Apple-Samsung $2 Billion Patent Case Over Google Hits Last Round
Apple Inc. and Samsung Electronics Co. head toward the conclusion of their second U.S. patent trial with one last chance to make a case to jurors on whether the $2 billion case is actually a proxy war over Google Inc.’s Android operating system.
Each side will get two hours tomorrow to sum up its case in the same San Jose, California, courtroom where Apple was awarded $930 million in the first trial two years ago. This time, with most of Apple’s patent-infringement claims relating to Android functions, Samsung has cast the iPhone maker’s case as a bid to displace Google as the leading supplier of smartphone systems and limit consumer choice.
The court fight lags behind the latest technology — the devices at issue don’t include Samsung’s Android-based Galaxy S5, released this month in 125 countries. Google nevertheless retains a stake in the outcome. An Apple victory would allow the iPhone maker to seek a court order barring U.S. sales of earlier models of Samsung phones equipped with Android features.
The world’s top two smartphone makers have spent hundreds of millions of dollars in legal fees on battles across four continents to dominate a market that was valued at $338.2 billion last year, according to data compiled by Bloomberg.
Samsung had 31 percent of industry revenue, compared with 15 percent for Apple, whose share of the market has shrunk as the touch-screen interface became more commonplace and Samsung, LG Electronics Inc. and Lenovo Group Ltd. have introduced lower-cost alternatives.
In the initial trial, Apple failed to win an order barring sales of infringing Samsung phones. It has said winning such an order was more important than money damages.
Suwon, South Korea-based Samsung has argued throughout the four-week trial that Apple is really attacking Android.
Samsung called several Google engineers as witnesses to bolster the point that it didn’t need to copy Apple’s technology for the software on its phones.
Apple tried to keep the jury’s focus on its contention that Samsung, not Google, made the decision to use patent-infringing features to sell more than 37 million smartphones and tablets.
Apple’s lawyers repeatedly reminded jurors that Google isn’t a defendant. But last week, Cupertino, California-based Apple sprung the biggest surprise of the trial, and it had to do with Google.
Samsung had denied in 2012 that it was seeking any outside help with its legal defense in the case. At trial, Apple’s lawyers produced testimony that directly contradicted Samsung’s statement.
It showed the Galaxy-maker had a confidential pact in which Google agreed to cover some of the defense costs and liability for patents related to Android, and retain some control over the litigation.
The testimony from a Google patent lawyer, introduced in the final minutes of Apple’s 25-hour presentation of evidence, showed that Samsung was working with the Mountain View, California-based search engine company on an indemnification agreement at least five months before it denied seeking one.
While Samsung’s statement was probably a “foolish screw-up” rather than a lie, Apple wants it to stick in jurors’ minds, said David Shlansky, an intellectual property litigator who has followed the case.

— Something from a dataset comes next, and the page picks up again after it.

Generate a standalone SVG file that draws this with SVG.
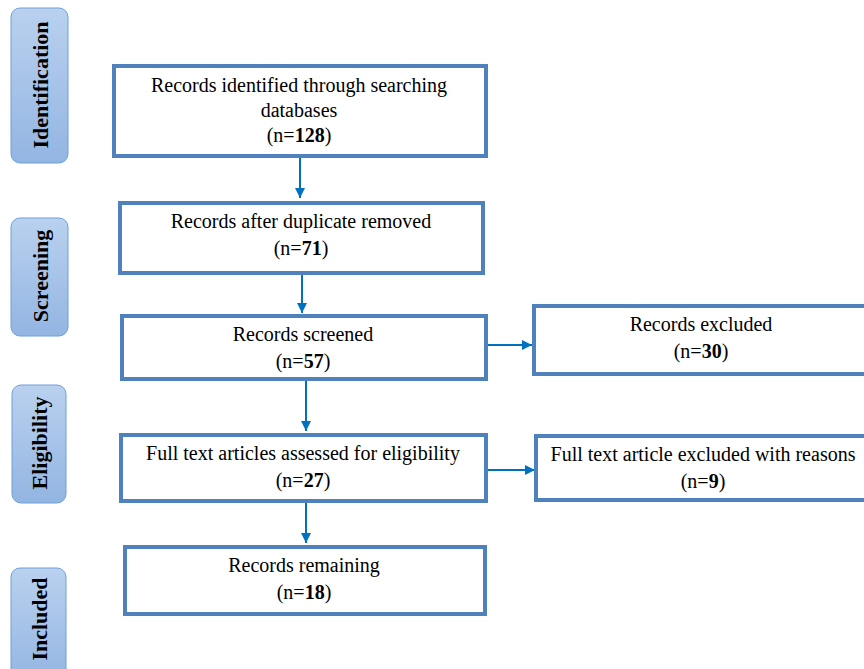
<svg xmlns="http://www.w3.org/2000/svg" width="864" height="669" viewBox="0 0 864 669">
<defs>
<linearGradient id="sideGrad" x1="0" y1="0" x2="0" y2="1">
<stop offset="0" stop-color="#bad1ef"/>
<stop offset="1" stop-color="#93b5e2"/>
</linearGradient>
<marker id="arr" viewBox="0 0 10 10" refX="10" refY="5" markerWidth="10" markerHeight="10" markerUnits="userSpaceOnUse" orient="auto">
<path d="M0,0 L10,5 L0,10 Z" fill="#0070c0"/>
</marker>
</defs>
<style>
.box{fill:#ffffff;stroke:#4f81bd;stroke-width:4}
.side{fill:url(#sideGrad);stroke:#6f9fd8;stroke-width:1}
.t{font-family:"Liberation Serif","Times New Roman",serif;font-size:20px;fill:#000;text-anchor:middle}
.st{font-family:"Liberation Serif","Times New Roman",serif;font-size:22px;font-weight:bold;fill:#000;text-anchor:middle}
.b{font-weight:bold}
.c{stroke:#0070c0;stroke-width:2;fill:none;marker-end:url(#arr)}
</style>
<rect width="864" height="669" fill="#ffffff"/>

<g id="side-identification">
<rect class="side" x="11" y="8" width="57" height="155" rx="9"/>
<text class="st" transform="translate(48,85) rotate(-90)">Identification</text>
</g>
<g id="side-screening">
<rect class="side" x="11" y="218" width="57" height="118" rx="9"/>
<text class="st" transform="translate(48,276) rotate(-90)">Screening</text>
</g>
<g id="side-eligibility">
<rect class="side" x="12" y="385" width="54" height="118" rx="9"/>
<text class="st" transform="translate(47,443) rotate(-90)">Eligibility</text>
</g>
<g id="side-included">
<rect class="side" x="11" y="568" width="55" height="115" rx="9"/>
<text class="st" transform="translate(47,619) rotate(-90)">Included</text>
</g>

<g id="connectors">
<line class="c" x1="300" y1="156" x2="300" y2="198"/>
<line class="c" x1="302" y1="273" x2="302" y2="313"/>
<line class="c" x1="306" y1="379" x2="306" y2="431"/>
<line class="c" x1="306" y1="501" x2="306" y2="543"/>
<line class="c" x1="486" y1="345" x2="532" y2="345"/>
<line class="c" x1="486" y1="470" x2="535" y2="470"/>
</g>

<g id="n1">
<rect class="box" x="114" y="66" width="372" height="90"/>
<text class="t" x="299" y="92">Records identified through searching</text>
<text class="t" x="299" y="117">databases</text>
<text class="t" x="299" y="142">(n=<tspan class="b">128</tspan>)</text>
</g>
<g id="n2">
<rect class="box" x="120" y="203" width="363" height="70"/>
<text class="t" x="301" y="228">Records after duplicate removed</text>
<text class="t" x="301" y="255">(n=<tspan class="b">71</tspan>)</text>
</g>
<g id="n3">
<rect class="box" x="122" y="316" width="364" height="63"/>
<text class="t" x="303" y="341">Records screened</text>
<text class="t" x="303" y="368">(n=<tspan class="b">57</tspan>)</text>
</g>
<g id="n4">
<rect class="box" x="121" y="435" width="365" height="66"/>
<text class="t" x="303" y="460">Full text articles assessed for eligibility</text>
<text class="t" x="303" y="487">(n=<tspan class="b">27</tspan>)</text>
</g>
<g id="n5">
<rect class="box" x="125" y="547" width="360" height="67"/>
<text class="t" x="304" y="572">Records remaining</text>
<text class="t" x="304" y="599">(n=<tspan class="b">18</tspan>)</text>
</g>
<g id="r1">
<rect class="box" x="534" y="306" width="340" height="68"/>
<text class="t" x="701" y="331">Records excluded</text>
<text class="t" x="701" y="358">(n=<tspan class="b">30</tspan>)</text>
</g>
<g id="r2">
<rect class="box" x="536" y="436" width="340" height="64"/>
<text class="t" x="703" y="461">Full text article excluded with reasons</text>
<text class="t" x="703" y="488">(n=<tspan class="b">9</tspan>)</text>
</g>
</svg>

“If Apple can do a good job of it, they can show Samsung is either sloppy and makes mistakes, or plays intentionally fast and loose with the rules,” Shlansky said in an interview.
Apple may also use the testimony from James Maccoun, the Google lawyer, to argue that Samsung knew it was going to be accused of infringement and was arming itself for battle with Apple, Shlansky said.

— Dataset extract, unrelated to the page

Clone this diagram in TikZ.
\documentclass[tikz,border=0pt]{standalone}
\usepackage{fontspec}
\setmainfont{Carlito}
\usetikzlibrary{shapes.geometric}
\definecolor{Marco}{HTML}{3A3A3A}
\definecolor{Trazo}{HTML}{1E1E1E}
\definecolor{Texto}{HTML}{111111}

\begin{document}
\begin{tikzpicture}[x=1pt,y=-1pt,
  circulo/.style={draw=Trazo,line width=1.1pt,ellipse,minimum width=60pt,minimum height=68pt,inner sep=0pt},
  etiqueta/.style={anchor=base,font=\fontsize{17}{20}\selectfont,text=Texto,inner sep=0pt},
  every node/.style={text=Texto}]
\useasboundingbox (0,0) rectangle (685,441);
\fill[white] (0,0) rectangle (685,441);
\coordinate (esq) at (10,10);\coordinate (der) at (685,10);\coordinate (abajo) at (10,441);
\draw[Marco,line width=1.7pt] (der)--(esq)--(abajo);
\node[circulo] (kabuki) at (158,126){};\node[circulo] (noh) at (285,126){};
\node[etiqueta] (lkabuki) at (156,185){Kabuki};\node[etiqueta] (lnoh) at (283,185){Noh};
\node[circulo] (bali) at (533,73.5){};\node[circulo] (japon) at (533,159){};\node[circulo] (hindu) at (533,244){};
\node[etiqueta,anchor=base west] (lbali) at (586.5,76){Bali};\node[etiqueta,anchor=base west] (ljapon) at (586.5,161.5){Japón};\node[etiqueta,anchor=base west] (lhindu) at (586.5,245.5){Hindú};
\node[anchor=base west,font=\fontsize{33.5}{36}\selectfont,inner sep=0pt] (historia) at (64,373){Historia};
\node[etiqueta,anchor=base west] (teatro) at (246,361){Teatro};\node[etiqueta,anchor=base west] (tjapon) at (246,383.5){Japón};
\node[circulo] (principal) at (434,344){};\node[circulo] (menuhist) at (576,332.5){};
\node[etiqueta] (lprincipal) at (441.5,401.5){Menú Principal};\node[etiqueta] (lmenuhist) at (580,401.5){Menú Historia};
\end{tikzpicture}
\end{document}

One of the two patents Maccoun said Google would defend against, which Apple said before trial is the most valuable of the five at issue in the trial, covers the updating of applications while using other features of a phone. The other patent covers a feature allowing users to use a single “universal” search to find information from different sources.
Samsung may acknowledge the indemnification agreement in closing arguments to drive home the point it’s been making all along, that “this is really about Google software, and so that’s the way we should be looking at it,” said Michael Risch, a professor at Villanova University’s law school. “Just like any other manufacturer, they indemnified us — we are not copycats.”

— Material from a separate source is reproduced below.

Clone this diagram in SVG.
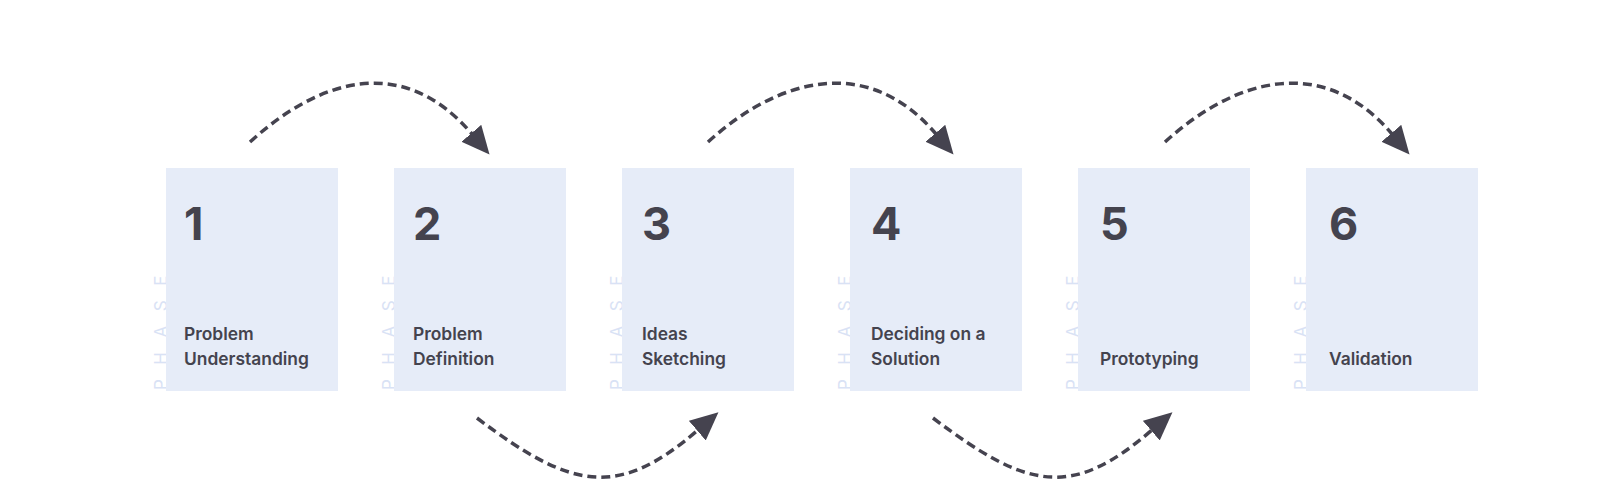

Samsung’s failure to disclose the indemnification may have been an innocent error by lawyers, possibly stemming from incomplete research into the details of Google’s master agreement with Samsung on the use of Android, according to attorneys who have been following the case.
Still, the testimony about indemnity may haunt Samsung if U.S. District Judge Lucy Koh, who also presided over the first trial, decides to dig deeper into it, said Benjamin Edelman, a Harvard Business School professor and a consultant to companies that compete with Google.
Mccoun testified that the indemnity agreement gives Google “control and authority” over the claims it agreed to defend. If someone besides Samsung is “calling the shots,” Edelman said, “that’s something the court wants to know about.”
Last week’s revelation “changes the way one thinks about this dispute,” Edelman said. “Is it a dispute between Apple and Samsung, or is it a dispute between Apple and Google?”
The case is Apple Inc. (AAPL) v. Samsung Electronics Co., 12-cv-00630, U.S. District Court, Northern District of California (San Jose).